══ Record extracts ══
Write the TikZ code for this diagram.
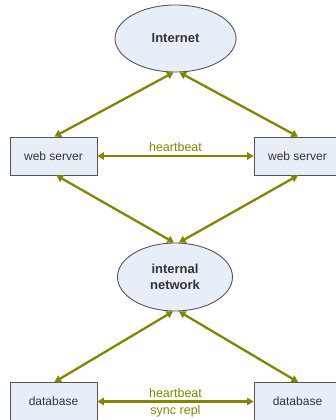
\documentclass[tikz,border=0pt]{standalone}
\usepackage{fontspec}
\setmainfont{Liberation Sans}
\usetikzlibrary{arrows.meta,shapes.geometric}
\definecolor{boxfill}{HTML}{E8EEF8}
\definecolor{boxline}{HTML}{555555}
\definecolor{olivelink}{HTML}{858500}
\definecolor{labeltext}{HTML}{333333}
\tikzset{
  server/.style={draw=boxline, fill=boxfill, line width=0.9pt, minimum width=87pt,
    minimum height=38pt, inner sep=0pt, text=labeltext, font=\fontsize{12}{14}\selectfont},
  cloud/.style={draw=boxline, fill=boxfill, line width=0.9pt, ellipse, inner sep=0pt,
    text=labeltext, font=\fontsize{13}{16}\selectfont\bfseries, align=center},
  link/.style={draw=olivelink, line width=2.3pt,
    {Triangle[length=6.5pt,width=7.5pt]}-{Triangle[length=6.5pt,width=7.5pt]}},
  linklabel/.style={text=olivelink, font=\fontsize{12.5}{14}\selectfont, inner sep=1pt}
}
\begin{document}
\begin{tikzpicture}[x=1pt, y=-1pt]
  \useasboundingbox (0,0) rectangle (336,420);
  \clip (0,0) rectangle (336,420);
  \fill[white] (0,0) rectangle (336,420);

  % clouds
  \node[cloud, minimum width=121pt, minimum height=67pt] (inet) at (175.5,38.5) {Internet};
  \node[cloud, minimum width=115pt, minimum height=68pt] (lan) at (175,277) {internal\\network};

  % servers
  \node[server] (wsl) at (53.5,156) {web server};
  \node[server] (wsr) at (297.5,156) {web server};
  \node[server] (dbl) at (53.5,401.5) {database};
  \node[server] (dbr) at (297.5,401.5) {database};

  % links
  \draw[link] ([xshift=-2pt]inet.south) -- ([xshift=1pt]wsl.north);
  \draw[link] ([xshift=4pt]inet.south) -- ([xshift=0.5pt]wsr.north);
  \draw[link] ([xshift=3pt]wsl.south) -- ([xshift=-1pt]lan.north);
  \draw[link] ([xshift=0.5pt]wsr.south) -- ([xshift=4pt]lan.north);
  \draw[link] ([xshift=-2pt]lan.south) -- ([xshift=1pt]dbl.north);
  \draw[link] ([xshift=4pt]lan.south) -- ([xshift=0.5pt]dbr.north);

  \draw[link] (wsl.east) -- (wsr.west)
    node[linklabel, midway, above=2pt] (hb1) {heartbeat};
  \draw[link] (dbl.east) -- (dbr.west)
    node[linklabel, midway, above=2pt] (hb2) {heartbeat}
    node[linklabel, midway, below=2pt] (sr) {sync repl};
\end{tikzpicture}
\end{document}
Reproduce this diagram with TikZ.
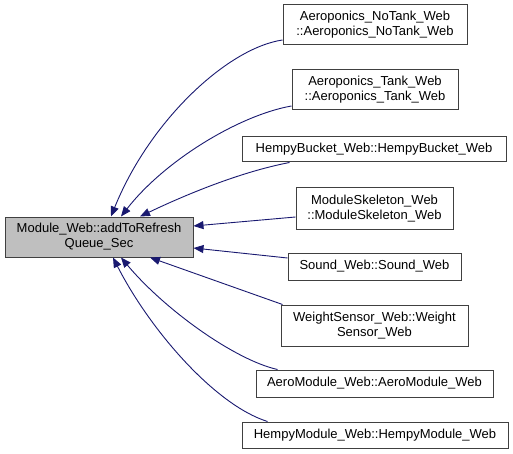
═══
Which lines contain "this"? Copy each of them out.

Write the TikZ code for this diagram.
Reproduce this diagram with TikZ.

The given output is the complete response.